“At the time of applying for my Master’s degree, I was very interested in language acquisition. Two renowned professors in the field were at Western, Dr. Bruhn de Garavito and Dr. Perpiñán, and I thought this university would be a great opportunity.”
Supervisor: Dr. Silvia Perpiñán
Where did you complete your undergraduate degree?
I did my BA in English Philology at Universitat Autònoma de Barcelona, Spain. I completed my specialization in Linguistics at University of California, Los Angeles.
Describe your research in 100 words or less.
For my thesis I am currently working on bilingual language acquisition, specifically of Catalan and Spanish. I am investigating how a certain linguistic structure that exists in Catalan (but not in Spanish) is acquired by three different groups of children: Catalan dominant, Spanish dominant, and balanced bilinguals. At the same time, I am researching whether the divergent acquisition of this structure by the three groups may lead to language change.

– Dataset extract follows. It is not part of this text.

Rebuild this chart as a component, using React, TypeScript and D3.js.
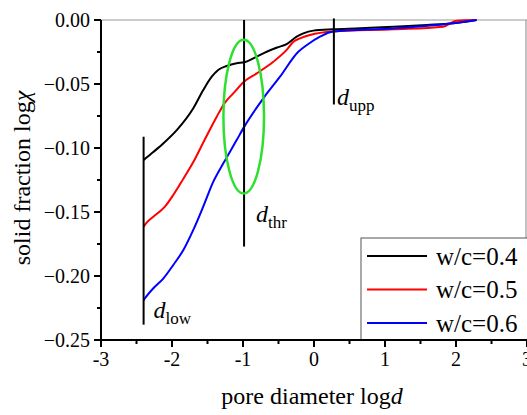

What is it about your grad program that enables you to thrive and be successful?
One quality that I really love of Hispanic Studies is how multidisciplinary it is. Because of this, we can work on a wide range of topics and on projects that intersect with other fields, such as Psychology, Anthropology, or Computer Science. I think this is very beneficial for us as students because we are not becoming experts in just one very specific thing, but very competent in different areas.
What is your “dream” career?
An intellectually challenging career that would allow me to work on different things at the same time would be ideal.
What’s the best advice you could give to someone considering applying to your graduate program?
Some graduate students know what they want to work on starting on day one, which is great, but I would still encourage them to explore different areas of Linguistics.
What idea, suggestion, or comment would you like to share with the Western graduate community?
As an international student, one of the aspects I admire the most of the Western University (or perhaps Canadian) culture is how willing everyone is to help you out. My suggestion, then, is to ask for help/clarification/advice as often as it is necessary.
Where is “home” for you?
Barcelona, Spain, although I must admit that when I arrive to London after a trip, it does feel like home, too.
What one thing would you like people to know about you?
The more snow, the better; you won’t hear me complain in the winter.